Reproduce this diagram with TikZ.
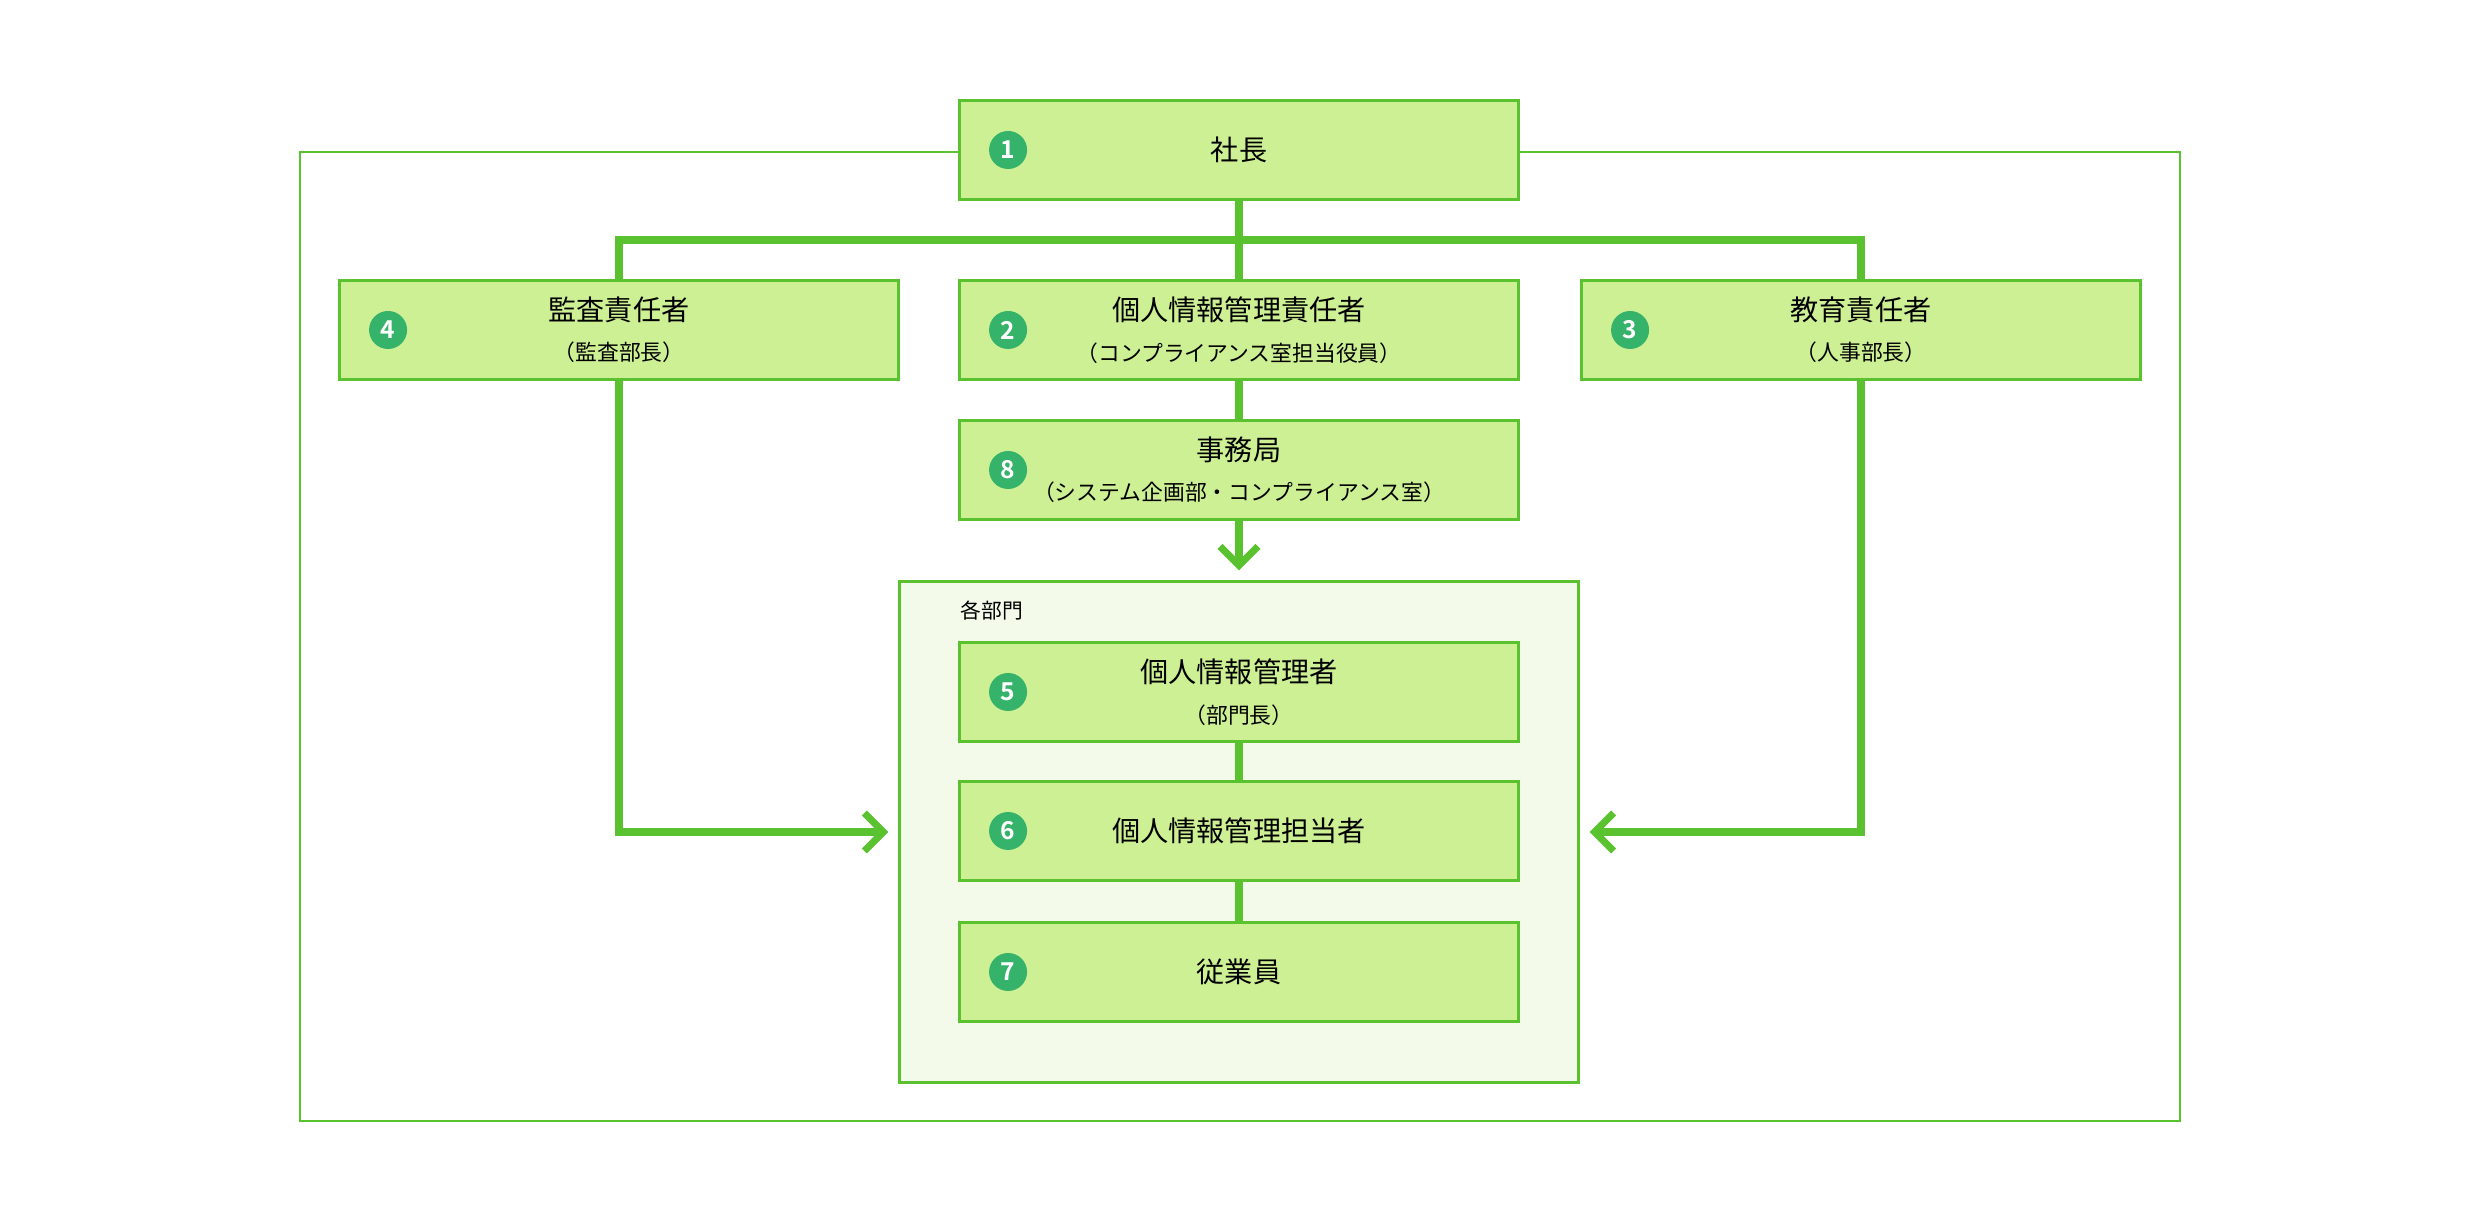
\documentclass[tikz,border=0pt]{standalone}
\usepackage{fontspec}
\setmainfont{Noto Sans CJK JP}[BoldFont={Noto Sans CJK JP Bold}]
\usetikzlibrary{positioning, arrows.meta}
\definecolor{lngreen}{RGB}{91,194,47}
\definecolor{boxgreen}{RGB}{204,240,147}
\definecolor{deptgreen}{RGB}{243,250,233}
\definecolor{numgreen}{RGB}{54,179,106}
\newcommand{\subline}[1]{\\[1.5pt]{\fontsize{6.2pt}{7pt}\selectfont #1}}
\tikzset{
  blk/.style   = {draw=lngreen, fill=boxgreen, line width=0.85pt, minimum width=5.58cm,
                  minimum height=0.98cm, align=center, inner sep=0pt,
                  font=\fontsize{8pt}{10pt}\selectfont},
  num/.style   = {circle, fill=numgreen, text=white, minimum size=3.8mm, inner sep=0pt,
                  font=\bfseries\fontsize{7pt}{7pt}\selectfont},
  ln/.style    = {draw=lngreen, line width=2pt},
  ar/.style    = {ln, -{Straight Barb[length=1.9mm, width=3.8mm]}, shorten >=1mm},
  frm/.style   = {draw=lngreen, line width=0.55pt},
  grp/.style   = {draw=lngreen, fill=deptgreen, line width=0.85pt, minimum width=6.78cm,
                  minimum height=5cm, inner sep=0pt},
}

\begin{document}
\begin{tikzpicture}[x=0.01cm, y=-0.01cm]
  \useasboundingbox (0,0) rectangle (2480,1222);
  % outer frame
  \draw[frm] (300,152) rectangle (2180,1121);
  % department area
  \node[grp] (dept) at (1239,832) {};
  \node[anchor=west, inner sep=0pt, font=\fontsize{5.9pt}{6pt}\selectfont] (deptlbl) at (960,611) {各部門};
  % boxes
  \node[blk] (pres) at (1239,150) {社長};
  \node[blk] (aud)  at (619,330)  {監査責任者\subline{（監査部長）}};
  \node[blk] (mgr)  at (1239,330) {個人情報管理責任者\subline{（コンプライアンス室担当役員）}};
  \node[blk] (edu)  at (1861,330) {教育責任者\subline{（人事部長）}};
  \node[blk] (sec)  at (1239,470) {事務局\subline{（システム企画部・コンプライアンス室）}};
  \node[blk] (dm5)  at (1239,692) {個人情報管理者\subline{（部門長）}};
  \node[blk] (dm6)  at (1239,831) {個人情報管理担当者};
  \node[blk] (dm7)  at (1239,972) {従業員};
  % numbers
  \node[num, right=3mm of pres.west] (n1) {1};
  \node[num, right=3mm of mgr.west]  (n2) {2};
  \node[num, right=3mm of edu.west]  (n3) {3};
  \node[num, right=3mm of aud.west]  (n4) {4};
  \node[num, right=3mm of dm5.west]  (n5) {5};
  \node[num, right=3mm of dm6.west]  (n6) {6};
  \node[num, right=3mm of dm7.west]  (n7) {7};
  \node[num, right=3mm of sec.west]  (n8) {8};
  % connectors
  \coordinate (bus) at (1239,240);
  \draw[ln] (pres) -- (mgr);
  \draw[ln] (aud.north) |- (bus) -| (edu.north);
  \draw[ln] (mgr) -- (sec);
  \draw[ar] (sec) -- (dept);
  \draw[ln] (dm5) -- (dm6);
  \draw[ln] (dm6) -- (dm7);
  \draw[ar] (aud.south) |- (dept.west);
  \draw[ar] (edu.south) |- (dept.east);
\end{tikzpicture}
\end{document}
====
▸ **Given request**: Take the listing above and restate it word for word, without its pictures.

▸ **Output for this exercise**:
Reproduce this diagram with TikZ.
\documentclass[tikz,border=0pt]{standalone}
\usepackage{fontspec}
\setmainfont{Noto Sans CJK JP}[BoldFont={Noto Sans CJK JP Bold}]
\usetikzlibrary{positioning, arrows.meta}
\definecolor{lngreen}{RGB}{91,194,47}
\definecolor{boxgreen}{RGB}{204,240,147}
\definecolor{deptgreen}{RGB}{243,250,233}
\definecolor{numgreen}{RGB}{54,179,106}
\newcommand{\subline}[1]{\\[1.5pt]{\fontsize{6.2pt}{7pt}\selectfont #1}}
\tikzset{
  blk/.style   = {draw=lngreen, fill=boxgreen, line width=0.85pt, minimum width=5.58cm,
                  minimum height=0.98cm, align=center, inner sep=0pt,
                  font=\fontsize{8pt}{10pt}\selectfont},
  num/.style   = {circle, fill=numgreen, text=white, minimum size=3.8mm, inner sep=0pt,
                  font=\bfseries\fontsize{7pt}{7pt}\selectfont},
  ln/.style    = {draw=lngreen, line width=2pt},
  ar/.style    = {ln, -{Straight Barb[length=1.9mm, width=3.8mm]}, shorten >=1mm},
  frm/.style   = {draw=lngreen, line width=0.55pt},
  grp/.style   = {draw=lngreen, fill=deptgreen, line width=0.85pt, minimum width=6.78cm,
                  minimum height=5cm, inner sep=0pt},
}

\begin{document}
\begin{tikzpicture}[x=0.01cm, y=-0.01cm]
  \useasboundingbox (0,0) rectangle (2480,1222);
  % outer frame
  \draw[frm] (300,152) rectangle (2180,1121);
  % department area
  \node[grp] (dept) at (1239,832) {};
  \node[anchor=west, inner sep=0pt, font=\fontsize{5.9pt}{6pt}\selectfont] (deptlbl) at (960,611) {各部門};
  % boxes
  \node[blk] (pres) at (1239,150) {社長};
  \node[blk] (aud)  at (619,330)  {監査責任者\subline{（監査部長）}};
  \node[blk] (mgr)  at (1239,330) {個人情報管理責任者\subline{（コンプライアンス室担当役員）}};
  \node[blk] (edu)  at (1861,330) {教育責任者\subline{（人事部長）}};
  \node[blk] (sec)  at (1239,470) {事務局\subline{（システム企画部・コンプライアンス室）}};
  \node[blk] (dm5)  at (1239,692) {個人情報管理者\subline{（部門長）}};
  \node[blk] (dm6)  at (1239,831) {個人情報管理担当者};
  \node[blk] (dm7)  at (1239,972) {従業員};
  % numbers
  \node[num, right=3mm of pres.west] (n1) {1};
  \node[num, right=3mm of mgr.west]  (n2) {2};
  \node[num, right=3mm of edu.west]  (n3) {3};
  \node[num, right=3mm of aud.west]  (n4) {4};
  \node[num, right=3mm of dm5.west]  (n5) {5};
  \node[num, right=3mm of dm6.west]  (n6) {6};
  \node[num, right=3mm of dm7.west]  (n7) {7};
  \node[num, right=3mm of sec.west]  (n8) {8};
  % connectors
  \coordinate (bus) at (1239,240);
  \draw[ln] (pres) -- (mgr);
  \draw[ln] (aud.north) |- (bus) -| (edu.north);
  \draw[ln] (mgr) -- (sec);
  \draw[ar] (sec) -- (dept);
  \draw[ln] (dm5) -- (dm6);
  \draw[ln] (dm6) -- (dm7);
  \draw[ar] (aud.south) |- (dept.west);
  \draw[ar] (edu.south) |- (dept.east);
\end{tikzpicture}
\end{document}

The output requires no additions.